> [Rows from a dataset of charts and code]
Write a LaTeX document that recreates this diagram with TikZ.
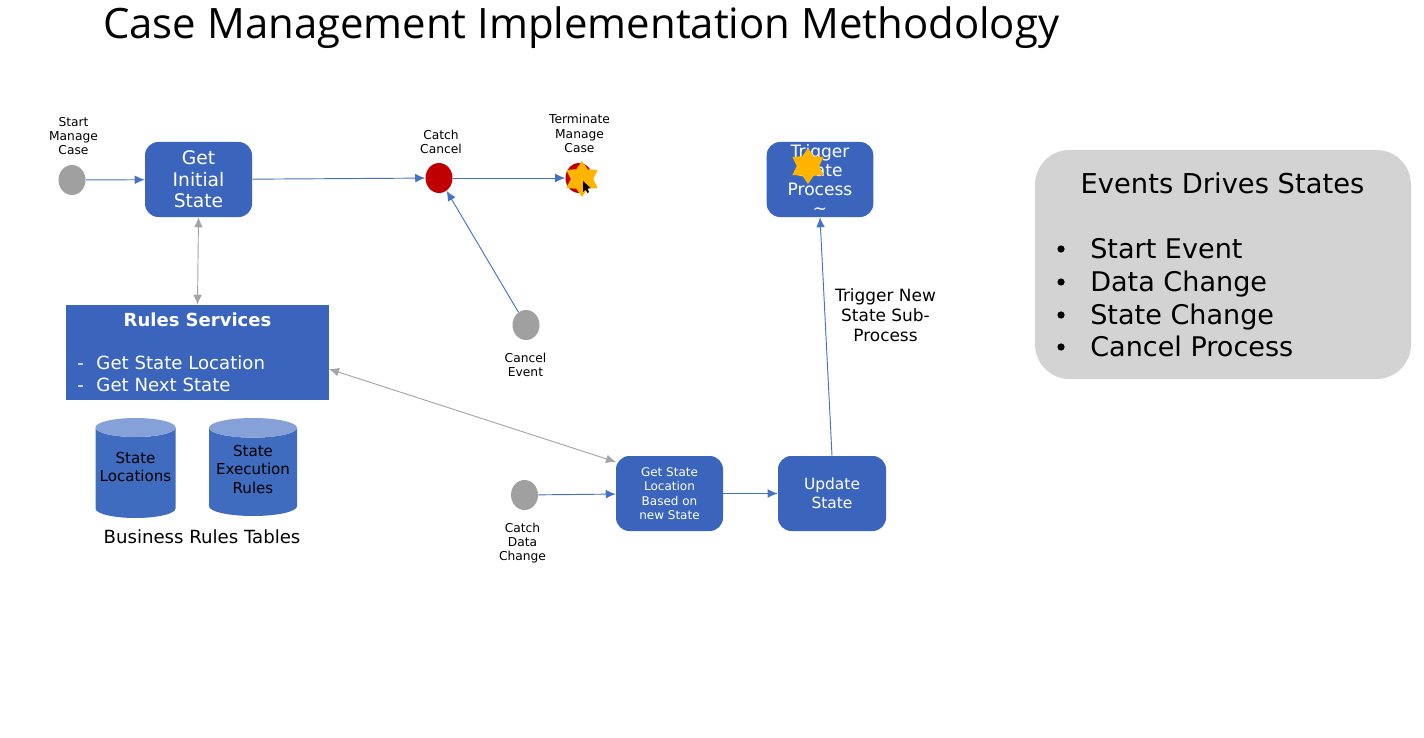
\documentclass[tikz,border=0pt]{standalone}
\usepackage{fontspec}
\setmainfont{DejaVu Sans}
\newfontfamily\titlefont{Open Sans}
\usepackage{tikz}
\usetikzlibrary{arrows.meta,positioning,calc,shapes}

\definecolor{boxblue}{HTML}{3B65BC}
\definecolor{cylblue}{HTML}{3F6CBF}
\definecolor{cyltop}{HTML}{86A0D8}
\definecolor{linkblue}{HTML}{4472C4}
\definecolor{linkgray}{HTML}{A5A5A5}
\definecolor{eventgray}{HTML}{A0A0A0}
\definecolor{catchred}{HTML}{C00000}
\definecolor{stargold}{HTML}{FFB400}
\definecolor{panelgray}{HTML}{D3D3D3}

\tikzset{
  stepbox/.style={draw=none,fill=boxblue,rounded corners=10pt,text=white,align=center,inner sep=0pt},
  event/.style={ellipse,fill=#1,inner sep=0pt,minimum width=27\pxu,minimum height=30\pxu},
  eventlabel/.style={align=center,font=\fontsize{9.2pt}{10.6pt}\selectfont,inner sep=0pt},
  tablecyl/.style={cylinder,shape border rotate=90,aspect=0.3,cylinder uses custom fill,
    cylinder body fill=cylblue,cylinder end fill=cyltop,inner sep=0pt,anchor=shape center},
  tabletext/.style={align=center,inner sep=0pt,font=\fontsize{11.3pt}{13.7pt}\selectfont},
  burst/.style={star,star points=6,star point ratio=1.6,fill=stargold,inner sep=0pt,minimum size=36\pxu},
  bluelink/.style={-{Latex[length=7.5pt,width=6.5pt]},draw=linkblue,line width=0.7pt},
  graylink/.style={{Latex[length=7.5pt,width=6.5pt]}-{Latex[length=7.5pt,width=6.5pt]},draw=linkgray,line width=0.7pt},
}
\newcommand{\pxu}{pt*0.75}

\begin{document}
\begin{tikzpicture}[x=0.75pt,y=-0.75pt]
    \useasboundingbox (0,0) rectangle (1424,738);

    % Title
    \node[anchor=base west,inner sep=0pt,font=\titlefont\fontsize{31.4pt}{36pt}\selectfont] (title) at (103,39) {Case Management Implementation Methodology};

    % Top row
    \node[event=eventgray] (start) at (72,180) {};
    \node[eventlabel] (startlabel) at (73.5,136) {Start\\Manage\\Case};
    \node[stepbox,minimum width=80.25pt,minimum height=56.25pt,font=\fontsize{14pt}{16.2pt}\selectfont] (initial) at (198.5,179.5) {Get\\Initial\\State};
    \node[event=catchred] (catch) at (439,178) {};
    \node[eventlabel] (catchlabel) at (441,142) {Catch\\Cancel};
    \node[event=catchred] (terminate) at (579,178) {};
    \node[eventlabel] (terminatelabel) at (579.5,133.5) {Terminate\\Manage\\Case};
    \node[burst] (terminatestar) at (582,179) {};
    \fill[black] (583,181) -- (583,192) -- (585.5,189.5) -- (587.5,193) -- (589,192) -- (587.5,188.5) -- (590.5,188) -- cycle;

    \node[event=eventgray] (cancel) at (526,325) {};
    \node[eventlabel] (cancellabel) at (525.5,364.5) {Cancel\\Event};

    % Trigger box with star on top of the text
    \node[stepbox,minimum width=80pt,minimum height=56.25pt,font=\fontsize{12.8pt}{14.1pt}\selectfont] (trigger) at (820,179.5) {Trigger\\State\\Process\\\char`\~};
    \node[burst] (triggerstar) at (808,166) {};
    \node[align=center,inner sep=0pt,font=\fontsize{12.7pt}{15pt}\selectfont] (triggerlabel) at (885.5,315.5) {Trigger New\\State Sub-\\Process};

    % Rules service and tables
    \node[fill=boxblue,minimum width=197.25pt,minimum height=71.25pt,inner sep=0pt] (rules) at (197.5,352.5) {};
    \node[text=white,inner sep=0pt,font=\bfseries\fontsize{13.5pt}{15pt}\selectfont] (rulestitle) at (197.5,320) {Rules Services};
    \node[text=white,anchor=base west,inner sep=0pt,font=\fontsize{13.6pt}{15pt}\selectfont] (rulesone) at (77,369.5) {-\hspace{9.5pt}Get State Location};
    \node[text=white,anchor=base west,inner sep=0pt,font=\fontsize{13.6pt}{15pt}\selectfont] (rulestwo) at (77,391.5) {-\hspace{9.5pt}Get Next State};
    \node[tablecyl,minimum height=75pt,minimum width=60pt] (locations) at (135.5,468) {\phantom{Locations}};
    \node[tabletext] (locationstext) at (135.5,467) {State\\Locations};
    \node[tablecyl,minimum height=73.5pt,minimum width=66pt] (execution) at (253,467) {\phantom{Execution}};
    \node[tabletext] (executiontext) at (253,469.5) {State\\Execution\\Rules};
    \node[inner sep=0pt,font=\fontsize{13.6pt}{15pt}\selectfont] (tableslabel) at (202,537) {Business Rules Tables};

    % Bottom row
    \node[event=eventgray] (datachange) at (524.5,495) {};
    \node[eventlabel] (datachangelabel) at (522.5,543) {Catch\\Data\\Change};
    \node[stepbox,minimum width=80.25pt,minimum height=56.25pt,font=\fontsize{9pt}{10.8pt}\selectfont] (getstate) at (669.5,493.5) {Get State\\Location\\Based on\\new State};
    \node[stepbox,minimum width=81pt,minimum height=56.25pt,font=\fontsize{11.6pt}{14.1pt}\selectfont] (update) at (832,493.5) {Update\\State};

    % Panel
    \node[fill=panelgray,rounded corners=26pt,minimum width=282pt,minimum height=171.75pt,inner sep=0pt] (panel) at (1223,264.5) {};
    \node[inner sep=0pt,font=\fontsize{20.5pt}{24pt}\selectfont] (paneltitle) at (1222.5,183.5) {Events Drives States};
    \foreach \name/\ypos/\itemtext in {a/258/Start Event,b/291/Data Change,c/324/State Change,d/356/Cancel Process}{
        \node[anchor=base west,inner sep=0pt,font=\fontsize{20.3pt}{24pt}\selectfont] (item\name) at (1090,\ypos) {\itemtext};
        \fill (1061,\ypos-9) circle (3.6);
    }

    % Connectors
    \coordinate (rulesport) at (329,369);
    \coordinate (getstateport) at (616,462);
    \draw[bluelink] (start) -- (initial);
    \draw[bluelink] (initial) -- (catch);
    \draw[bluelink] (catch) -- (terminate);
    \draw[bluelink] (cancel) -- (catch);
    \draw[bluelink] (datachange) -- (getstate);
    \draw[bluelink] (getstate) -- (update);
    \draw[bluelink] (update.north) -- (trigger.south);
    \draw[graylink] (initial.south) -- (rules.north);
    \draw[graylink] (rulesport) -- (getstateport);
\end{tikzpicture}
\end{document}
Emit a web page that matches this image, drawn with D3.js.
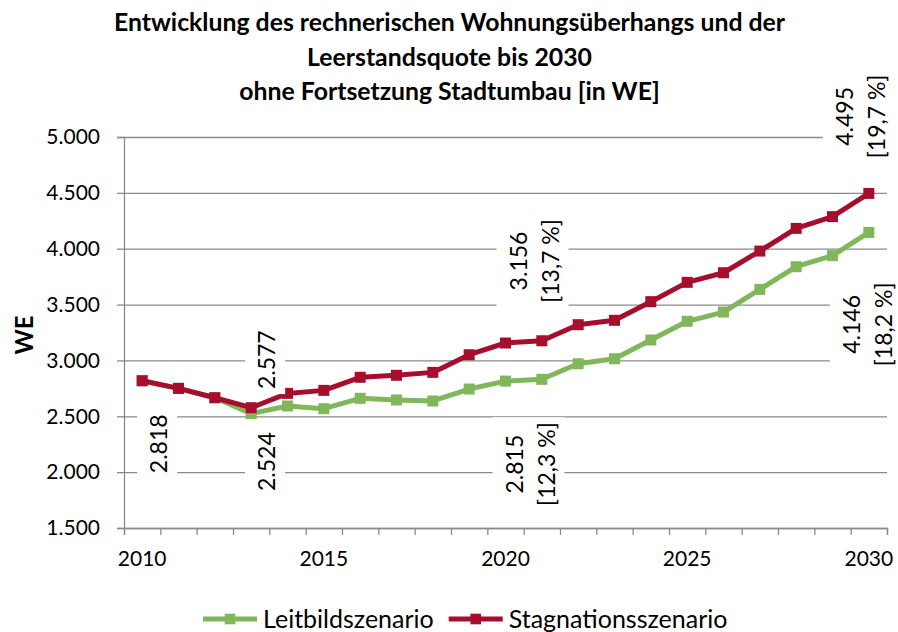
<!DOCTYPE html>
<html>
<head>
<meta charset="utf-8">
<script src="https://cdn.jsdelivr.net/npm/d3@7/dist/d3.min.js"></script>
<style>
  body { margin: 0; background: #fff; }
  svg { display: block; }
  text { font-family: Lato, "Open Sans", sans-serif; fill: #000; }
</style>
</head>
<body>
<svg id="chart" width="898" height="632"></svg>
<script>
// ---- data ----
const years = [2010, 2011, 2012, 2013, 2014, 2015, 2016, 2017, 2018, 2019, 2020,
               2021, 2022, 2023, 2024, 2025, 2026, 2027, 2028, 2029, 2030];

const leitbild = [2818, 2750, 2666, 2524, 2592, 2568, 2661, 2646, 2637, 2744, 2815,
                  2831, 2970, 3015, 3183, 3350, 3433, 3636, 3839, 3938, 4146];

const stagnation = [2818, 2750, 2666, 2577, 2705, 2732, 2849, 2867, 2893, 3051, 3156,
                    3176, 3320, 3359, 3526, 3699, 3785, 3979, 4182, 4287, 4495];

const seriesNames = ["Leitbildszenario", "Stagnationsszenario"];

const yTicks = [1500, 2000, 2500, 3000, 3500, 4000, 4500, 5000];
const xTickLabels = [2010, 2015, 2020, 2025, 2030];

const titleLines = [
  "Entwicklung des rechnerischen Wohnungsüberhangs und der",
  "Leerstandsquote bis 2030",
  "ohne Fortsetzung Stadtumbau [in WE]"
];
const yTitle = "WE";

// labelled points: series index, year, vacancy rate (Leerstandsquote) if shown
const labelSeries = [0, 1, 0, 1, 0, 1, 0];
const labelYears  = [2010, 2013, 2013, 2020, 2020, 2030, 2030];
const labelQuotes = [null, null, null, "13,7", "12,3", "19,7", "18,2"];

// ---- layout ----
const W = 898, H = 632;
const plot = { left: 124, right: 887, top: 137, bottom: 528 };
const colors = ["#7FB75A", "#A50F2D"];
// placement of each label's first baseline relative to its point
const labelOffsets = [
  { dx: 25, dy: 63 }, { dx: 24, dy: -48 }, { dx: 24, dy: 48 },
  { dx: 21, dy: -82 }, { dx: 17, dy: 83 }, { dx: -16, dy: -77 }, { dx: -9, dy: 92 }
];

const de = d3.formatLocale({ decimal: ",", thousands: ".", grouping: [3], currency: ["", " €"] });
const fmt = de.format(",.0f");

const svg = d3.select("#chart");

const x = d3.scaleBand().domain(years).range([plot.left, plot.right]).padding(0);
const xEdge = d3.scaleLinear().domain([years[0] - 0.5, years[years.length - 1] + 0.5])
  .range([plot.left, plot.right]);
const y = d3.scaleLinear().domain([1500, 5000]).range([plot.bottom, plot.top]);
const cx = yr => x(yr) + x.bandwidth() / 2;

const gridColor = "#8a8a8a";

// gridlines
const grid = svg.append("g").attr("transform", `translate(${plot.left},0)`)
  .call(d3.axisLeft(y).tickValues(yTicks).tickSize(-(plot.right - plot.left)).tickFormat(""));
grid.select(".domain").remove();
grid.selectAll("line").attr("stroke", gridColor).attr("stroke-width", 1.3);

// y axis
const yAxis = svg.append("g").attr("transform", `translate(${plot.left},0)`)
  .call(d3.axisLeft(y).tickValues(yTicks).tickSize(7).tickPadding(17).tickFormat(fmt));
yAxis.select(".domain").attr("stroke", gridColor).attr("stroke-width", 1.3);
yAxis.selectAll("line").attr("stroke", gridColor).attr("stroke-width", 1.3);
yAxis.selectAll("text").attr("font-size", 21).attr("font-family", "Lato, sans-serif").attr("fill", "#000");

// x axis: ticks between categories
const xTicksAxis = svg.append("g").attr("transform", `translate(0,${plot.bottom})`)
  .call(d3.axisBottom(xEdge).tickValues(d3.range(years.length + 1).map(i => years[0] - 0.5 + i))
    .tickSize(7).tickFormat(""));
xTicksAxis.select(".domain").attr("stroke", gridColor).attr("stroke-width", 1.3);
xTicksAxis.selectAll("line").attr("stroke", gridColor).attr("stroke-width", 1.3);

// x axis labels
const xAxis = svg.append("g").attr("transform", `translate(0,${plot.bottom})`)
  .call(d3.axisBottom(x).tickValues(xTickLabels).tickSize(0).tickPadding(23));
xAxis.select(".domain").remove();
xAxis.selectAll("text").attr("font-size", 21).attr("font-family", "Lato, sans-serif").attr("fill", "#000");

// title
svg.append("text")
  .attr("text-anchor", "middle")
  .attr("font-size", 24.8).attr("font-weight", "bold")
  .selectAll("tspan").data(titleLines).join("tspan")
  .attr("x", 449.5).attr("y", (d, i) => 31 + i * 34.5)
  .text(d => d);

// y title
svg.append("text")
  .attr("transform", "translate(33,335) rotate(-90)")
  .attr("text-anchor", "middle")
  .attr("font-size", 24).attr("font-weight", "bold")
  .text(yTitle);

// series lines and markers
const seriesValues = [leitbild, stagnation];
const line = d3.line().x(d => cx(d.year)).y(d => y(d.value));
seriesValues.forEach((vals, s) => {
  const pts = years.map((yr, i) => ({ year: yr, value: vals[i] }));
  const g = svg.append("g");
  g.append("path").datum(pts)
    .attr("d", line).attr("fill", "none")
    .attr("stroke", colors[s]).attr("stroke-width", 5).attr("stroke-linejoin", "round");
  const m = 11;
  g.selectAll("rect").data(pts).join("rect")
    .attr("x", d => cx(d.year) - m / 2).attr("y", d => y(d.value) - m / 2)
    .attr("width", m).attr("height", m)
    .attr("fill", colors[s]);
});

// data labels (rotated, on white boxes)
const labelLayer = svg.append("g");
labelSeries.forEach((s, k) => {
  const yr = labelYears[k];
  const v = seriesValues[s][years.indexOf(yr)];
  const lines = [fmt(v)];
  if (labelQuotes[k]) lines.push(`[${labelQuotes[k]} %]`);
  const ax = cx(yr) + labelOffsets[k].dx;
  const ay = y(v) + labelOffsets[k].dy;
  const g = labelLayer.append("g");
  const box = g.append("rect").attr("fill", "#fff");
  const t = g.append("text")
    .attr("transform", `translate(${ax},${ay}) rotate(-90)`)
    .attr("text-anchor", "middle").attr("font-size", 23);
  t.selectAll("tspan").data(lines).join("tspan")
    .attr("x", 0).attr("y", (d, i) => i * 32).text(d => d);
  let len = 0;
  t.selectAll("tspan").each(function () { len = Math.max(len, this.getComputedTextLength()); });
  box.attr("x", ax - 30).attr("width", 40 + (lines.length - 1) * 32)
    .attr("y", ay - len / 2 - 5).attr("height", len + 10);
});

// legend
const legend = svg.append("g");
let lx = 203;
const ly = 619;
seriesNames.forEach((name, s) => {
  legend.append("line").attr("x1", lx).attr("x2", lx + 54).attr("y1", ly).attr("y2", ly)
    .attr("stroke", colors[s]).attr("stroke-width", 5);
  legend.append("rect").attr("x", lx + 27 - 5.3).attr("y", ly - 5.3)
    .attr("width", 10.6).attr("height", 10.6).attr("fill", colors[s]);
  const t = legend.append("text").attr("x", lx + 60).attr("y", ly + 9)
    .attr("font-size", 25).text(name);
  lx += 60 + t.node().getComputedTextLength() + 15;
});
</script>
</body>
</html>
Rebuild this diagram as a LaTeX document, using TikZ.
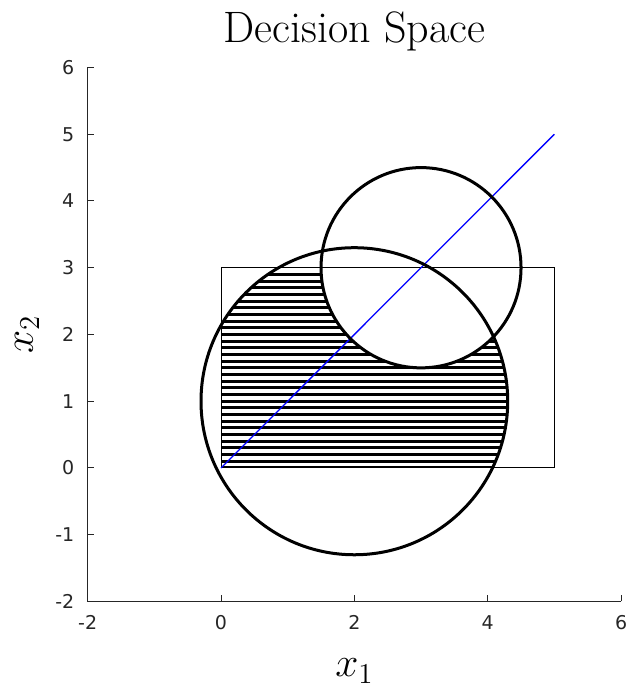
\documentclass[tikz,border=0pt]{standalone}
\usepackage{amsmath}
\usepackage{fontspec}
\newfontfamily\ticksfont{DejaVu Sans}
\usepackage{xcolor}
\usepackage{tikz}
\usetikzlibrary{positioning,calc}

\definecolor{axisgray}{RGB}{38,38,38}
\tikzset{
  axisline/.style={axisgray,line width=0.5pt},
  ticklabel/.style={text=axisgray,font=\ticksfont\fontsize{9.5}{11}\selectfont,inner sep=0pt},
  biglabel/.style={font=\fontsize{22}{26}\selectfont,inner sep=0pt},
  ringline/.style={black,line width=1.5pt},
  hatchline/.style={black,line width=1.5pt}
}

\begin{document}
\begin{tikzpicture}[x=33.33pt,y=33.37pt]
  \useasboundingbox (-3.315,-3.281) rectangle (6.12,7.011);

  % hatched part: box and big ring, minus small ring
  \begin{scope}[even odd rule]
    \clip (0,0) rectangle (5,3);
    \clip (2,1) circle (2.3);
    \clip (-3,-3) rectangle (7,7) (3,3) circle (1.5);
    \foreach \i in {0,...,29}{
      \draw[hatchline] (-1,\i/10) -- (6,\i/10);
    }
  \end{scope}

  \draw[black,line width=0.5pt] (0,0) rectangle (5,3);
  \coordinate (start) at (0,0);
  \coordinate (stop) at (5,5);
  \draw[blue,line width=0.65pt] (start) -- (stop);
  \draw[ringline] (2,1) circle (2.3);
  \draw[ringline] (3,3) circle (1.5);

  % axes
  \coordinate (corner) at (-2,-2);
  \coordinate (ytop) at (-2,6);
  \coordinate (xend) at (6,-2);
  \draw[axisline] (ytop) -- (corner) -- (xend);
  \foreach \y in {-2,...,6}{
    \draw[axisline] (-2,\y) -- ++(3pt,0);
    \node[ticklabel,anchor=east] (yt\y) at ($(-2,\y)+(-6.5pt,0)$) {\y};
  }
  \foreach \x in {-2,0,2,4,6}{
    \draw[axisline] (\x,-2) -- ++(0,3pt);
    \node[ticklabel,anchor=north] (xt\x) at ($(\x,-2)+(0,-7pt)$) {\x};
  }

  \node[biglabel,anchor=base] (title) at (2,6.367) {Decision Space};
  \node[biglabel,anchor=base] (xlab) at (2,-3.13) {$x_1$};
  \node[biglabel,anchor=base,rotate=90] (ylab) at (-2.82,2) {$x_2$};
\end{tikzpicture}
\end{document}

> [Aim]
Exactly and only the lines from the line with "Rebuild this diagram" to the line with "(-3.315,-3.281) rectangle (6.12,7.011);", both ends included, should be echoed. Do not carry over the pictures.

> [Task response]
Rebuild this diagram as a LaTeX document, using TikZ.
\documentclass[tikz,border=0pt]{standalone}
\usepackage{amsmath}
\usepackage{fontspec}
\newfontfamily\ticksfont{DejaVu Sans}
\usepackage{xcolor}
\usepackage{tikz}
\usetikzlibrary{positioning,calc}

\definecolor{axisgray}{RGB}{38,38,38}
\tikzset{
  axisline/.style={axisgray,line width=0.5pt},
  ticklabel/.style={text=axisgray,font=\ticksfont\fontsize{9.5}{11}\selectfont,inner sep=0pt},
  biglabel/.style={font=\fontsize{22}{26}\selectfont,inner sep=0pt},
  ringline/.style={black,line width=1.5pt},
  hatchline/.style={black,line width=1.5pt}
}

\begin{document}
\begin{tikzpicture}[x=33.33pt,y=33.37pt]
  \useasboundingbox (-3.315,-3.281) rectangle (6.12,7.011);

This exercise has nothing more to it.